Et qu’est-ce que cela implique ? Pour Khalil Elahee, il existe aujourd’hui une possibilité de délestages : «Ces derniers temps, on utilise beaucoup le terme black-out, mais pour moi, le terme le plus approprié est un risque de délestages. C’est-à-dire que pendant un moment, pas partout, d’une façon séquentielle, une partie des consommateurs, pendant un court moment, n’aura plus de courant et ensuite une autre partie des consommateurs vivra la même chose. Ce sera donc une coupure de courant temporaire et pas pour tout le monde en même temps. Le délestage est un risque réel en ce moment. Pas tout le temps, mais les jours de semaine en été, quand il fera très chaud, les gens vont utiliser les climatiseurs, et nous pensons que ce sera entre 18 et 22 heures.»
Et comment se préparer ? Pour Khalil Elahee, les Mauriciens doivent être parties prenantes de la campagne d’économie d’énergie : «Durant ce qu'on appelle les heures de pointe, entre 18 et 22 heures, et là je dirais que les gros consommateurs sont aussi concernés, faisons un effort pour éteindre les appareils non essentiels. Ce sont des petites choses que chacun peut faire pour diminuer notre consommation en électricité. Par exemple, si on peut ne pas faire du repassage pendant ces heures ou recharger les voitures électriques, ça peut aider. Même pour la climatisation, essayons d'avoir une utilisation correcte. On ne dit pas que les Mauriciens doivent arrêter d'utiliser leurs appareils, loin de là, mais nous appelons à faire plus attention. Le CEB va venir de l'avant avec un système d'alerte. Si tout le monde participe, ce ne sera pas difficile de contrôler notre utilisation en électricité. On doit se préparer de façon responsable», ajoute Khalil Elahee.
Suttyhudeo Tengur, président de l’Association for the Protection of the Environment and Consumers (APEC), accueille favorablement le projet de photovoltaïque flottant qu’il considère comme l’espoir des consommateurs face au déficit de 55 MW du CEB : «Le vendredi 3 octobre, le CEB a annoncé un déficit soudain de 55 MW dans sa capacité de production. Pour les consommateurs, ce chiffre n’était pas une simple donnée technique : il signifiait la crainte de coupures de courant, le risque de paralysie des petites entreprises et la perspective de factures plus élevées si le pays reste dépendant des combustibles fossiles importés. À un moment où la sécurité énergétique est fragile, le recours au photovoltaïque flottant (FPV) apparaît comme une piste d’avenir. L’électricité n’est pas un luxe, mais une nécessité. Lorsque l’approvisionnement faiblit, les ménages subissent les désagréments des coupures et les petites entreprises essuient des pertes directes. Le déficit de 55 MW a révélé combien Maurice est proche de la limite de ses capacités. Les consommateurs ne peuvent pas rester exposés à de telles vulnérabilités : un approvisionnement stable et abordable est indispensable à la stabilité économique et sociale.»

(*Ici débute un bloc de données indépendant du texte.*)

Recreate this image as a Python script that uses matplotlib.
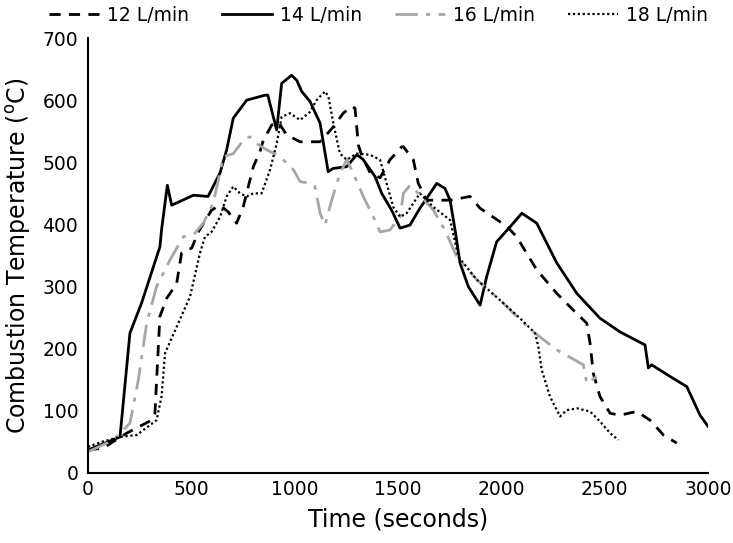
import matplotlib
matplotlib.use("Agg")
import matplotlib.pyplot as plt

# 12 L/min
t12 = [0, 73, 187, 308, 324, 348, 381, 429, 453, 502, 534, 598, 639, 679, 719, 751, 800, 832, 848,
       889, 921, 961, 1026, 1123, 1187, 1235, 1276, 1292, 1308, 1324, 1365, 1413, 1461, 1518, 1526,
       1574, 1598, 1639, 1752, 1848, 1897, 2026, 2074, 2171, 2268, 2348, 2413, 2429, 2445, 2477,
       2526, 2574, 2655, 2719, 2784, 2849]
T12 = [37, 40, 64, 85, 96, 252, 281, 305, 354, 362, 388, 423, 431, 420, 402, 428, 493, 517, 535,
       560, 565, 544, 533, 533, 557, 579, 590, 587, 528, 511, 483, 475, 504, 525, 525,
       504, 466, 439, 439, 445, 426, 397, 380, 327, 289, 262, 241, 209, 160, 123,
       96, 93, 99, 85, 61, 48]

# 14 L/min
t14 = [0, 155, 203, 260, 348, 356, 384, 405, 445, 510, 581, 639, 671, 703, 768, 857, 870, 913, 937,
       985, 1010, 1034, 1074, 1123, 1162, 1185, 1252, 1300, 1330, 1389, 1421, 1469, 1510, 1558,
       1606, 1645, 1687, 1727, 1752, 1776, 1800, 1840, 1897, 1929, 1977, 2042, 2099, 2171, 2268,
       2365, 2477, 2574, 2695, 2711, 2727, 2832, 2897, 2961, 3000]
T14 = [37, 58, 225, 274, 364, 391, 463, 431, 437, 447, 445, 483, 520, 571, 600, 608, 608, 552, 627,
       640, 632, 614, 598, 563, 485, 490, 493, 512, 505, 477, 450, 423, 394, 399,
       426, 445, 466, 458, 439, 391, 338, 300, 270, 316, 372, 396, 418, 402, 338,
       289, 249, 227, 206, 169, 174, 152, 139, 93, 75]

# 16 L/min
t16 = [0, 123, 203, 244, 284, 332, 397, 461, 518, 558, 606, 655, 703, 760, 784, 816, 865, 929, 994,
       1026, 1074, 1098, 1123, 1147, 1179, 1219, 1252, 1284, 1332, 1381, 1413, 1461, 1510, 1526,
       1558, 1606, 1671, 1727, 1784, 1881, 1994, 2074, 2155, 2268, 2397, 2413, 2461]
T16 = [34, 53, 80, 150, 241, 300, 343, 380, 386, 402, 434, 509, 514, 539, 541, 530, 520, 509, 488,
       469, 466, 461, 418, 399, 439, 482, 504, 482, 445, 412, 388, 391, 412, 450,
       463, 447, 423, 391, 348, 311, 278, 252, 227, 198, 174, 144, 155]

# 18 L/min
t18 = [0, 65, 155, 236, 332, 356, 373, 429, 494, 542, 566, 598, 639, 671, 703, 735, 768, 800, 840,
       881, 913, 937, 977, 1026, 1074, 1106, 1147, 1163, 1187, 1219, 1252, 1300, 1365, 1413, 1445,
       1477, 1510, 1542, 1606, 1671, 1752, 1792, 1881, 1994, 2090, 2163, 2179, 2195, 2235, 2284,
       2316, 2365, 2429, 2477, 2526, 2566]
T18 = [42, 50, 58, 61, 85, 123, 193, 235, 284, 354, 380, 388, 412, 445, 461, 450, 445, 450, 450,
       488, 530, 573, 579, 568, 581, 600, 614, 606, 563, 514, 504, 514, 512, 504, 466,
       428, 412, 418, 450, 428, 407, 348, 311, 278, 249, 225, 203, 166, 123, 91,
       101, 104, 99, 83, 64, 53]

fig = plt.figure(figsize=(7.33, 5.43), dpi=100)
ax = fig.add_axes([0.120, 0.129, 0.846, 0.801])

ax.plot(t12, T12, color='black', lw=2.0, ls=(0, (4, 3)), label='12 L/min')
ax.plot(t14, T14, color='black', lw=2.0, ls='-', label='14 L/min')
ax.plot(t16, T16, color='#a6a6a6', lw=2.0, ls=(0, (8, 3, 1.5, 3)), label='16 L/min')
ax.plot(t18, T18, color='black', lw=1.6, ls=(0, (1, 1.2)), label='18 L/min')

ax.set_xlim(0, 3000)
ax.set_ylim(0, 700)
ax.set_xticks(range(0, 3001, 500))
ax.set_yticks(range(0, 701, 100))
ax.tick_params(length=0, labelsize=13.5)
ax.tick_params(axis='y', pad=7)
ax.tick_params(axis='x', pad=5)
for s in ['top', 'right']:
    ax.spines[s].set_visible(False)
for s in ['left', 'bottom']:
    ax.spines[s].set_linewidth(1.5)

ax.set_xlabel('Time (seconds)', fontsize=17, labelpad=6)
ax.set_ylabel(r'Combustion Temperature ($^{\mathrm{o}}$C)', fontsize=17, labelpad=7)

fig.legend(loc='upper center', bbox_to_anchor=(0.516, 1.02), ncol=4, frameon=False,
           fontsize=13.5, handlelength=2.7, columnspacing=1.75, handletextpad=0.4)

fig.savefig('out.png', dpi=100)
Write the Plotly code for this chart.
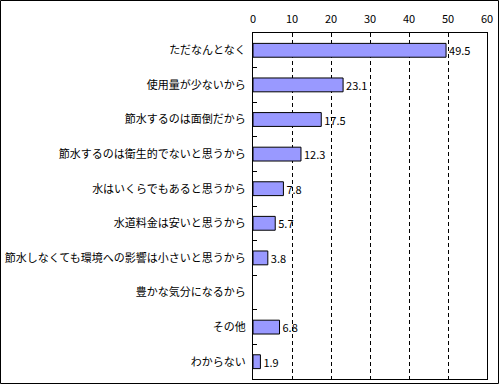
import plotly.graph_objects as go

categories = [
    "ただなんとなく",
    "使用量が少ないから",
    "節水するのは面倒だから",
    "節水するのは衛生的でないと思うから",
    "水はいくらでもあると思うから",
    "水道料金は安いと思うから",
    "節水しなくても環境への影響は小さいと思うから",
    "豊かな気分になるから",
    "その他",
    "わからない",
]
values = [49.5, 23.1, 17.5, 12.3, 7.8, 5.7, 3.8, None, 6.8, 1.9]
value_labels = ["49.5", "23.1", "17.5", "12.3", "7.8", "5.7", "3.8", "", "6.8", "1.9"]
x_ticks = [0, 10, 20, 30, 40, 50, 60]

W, H = 500, 385
ml, mr, mt, mb = 253, 13, 33, 6
pw, ph = W - ml - mr, H - mt - mb

font = "Noto Sans CJK JP, sans-serif"

fig = go.Figure(go.Bar(
    y=categories, x=values, orientation="h",
    text=value_labels, textposition="outside", cliponaxis=False,
    constraintext="none",
    textfont=dict(size=11, color="black", family=font),
    marker=dict(color="#9999FF", line=dict(color="black", width=1)),
    width=0.4,
))

fig.update_layout(
    width=W, height=H,
    margin=dict(l=ml, r=mr, t=mt, b=mb, autoexpand=False),
    paper_bgcolor="white", plot_bgcolor="white",
    showlegend=False,
    font=dict(family=font, size=11, color="black"),
    xaxis=dict(
        side="top", range=[0, 60], tickvals=x_ticks, automargin=False,
        showgrid=True, gridcolor="black", gridwidth=1, griddash="4px,3px",
        showline=True, linecolor="black", linewidth=1, mirror=True,
        zeroline=False, ticks="", tickfont=dict(size=11, family=font),
        ticklabelstandoff=5,
    ),
    yaxis=dict(
        type="category", autorange="reversed", automargin=False,
        showline=True, linecolor="black", linewidth=1, mirror=True,
        ticks="inside", tickson="boundaries", ticklen=4, tickcolor="black",
        showgrid=False, ticklabelstandoff=4,
        tickfont=dict(size=11, family=font),
    ),
    shapes=[dict(
        type="rect", xref="paper", yref="paper",
        x0=-(ml - 0.5) / pw, x1=1 + (mr - 1.5) / pw,
        y0=-(mb - 1.5) / ph, y1=1 + (mt - 0.5) / ph,
        line=dict(color="black", width=1), fillcolor="rgba(0,0,0,0)",
    )],
)

fig.write_html(
    "out.html",
    config={"displayModeBar": False},
    post_script="document.body.style.margin='0';document.body.style.padding='0';",
)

Par rapport à la situation énergétique dans l’île, le cabinet ministériel a pris note, le vendredi 3 octobre, de la mise en œuvre d’une campagne d’économie et d’efficacité énergétique pour la période de l’été 2025-2026 afin de gérer la demande de puissance de pointe et d’éviter toute pénurie d’électricité. L’Energy Efficiency Management Office et le CEB ont ainsi élaboré un plan de sensibilisation durable pour la gestion de la demande, comprenant une coopération avec la MBC pour promouvoir une consommation d’énergie responsable auprès du public à travers des campagnes engageantes à la télévision, à la radio et sur les plateformes de médias sociaux, entre autres collaborations avec les médias. Des notifications SMS de Mauritius Telecom à ses abonnés, les encourageant à réduire leur consommation d’énergie dans les situations de tension extrême, lorsque le CEB prévoit que la demande d’électricité dépassera l’offre disponible, seront également opérationnelles.
Le CEB a aussi mis au point un système d’alerte énergétique, similaire au système d’alerte cyclonique, comprenant un code couleur (vert, jaune, rouge) basé sur sa marge de réserve. Le système vise à sensibiliser et à encourager une réduction volontaire de la demande. Le système d’alerte sera affiché sur MBCTV et d’autres plateformes de communication. Une campagne de sensibilisation au système d’alerte énergétique à code couleur sera aussi bientôt lancée sur tous les médias pour parer à toute éventualité et pour éviter que le pays ne se retrouve face à une crise énergétique.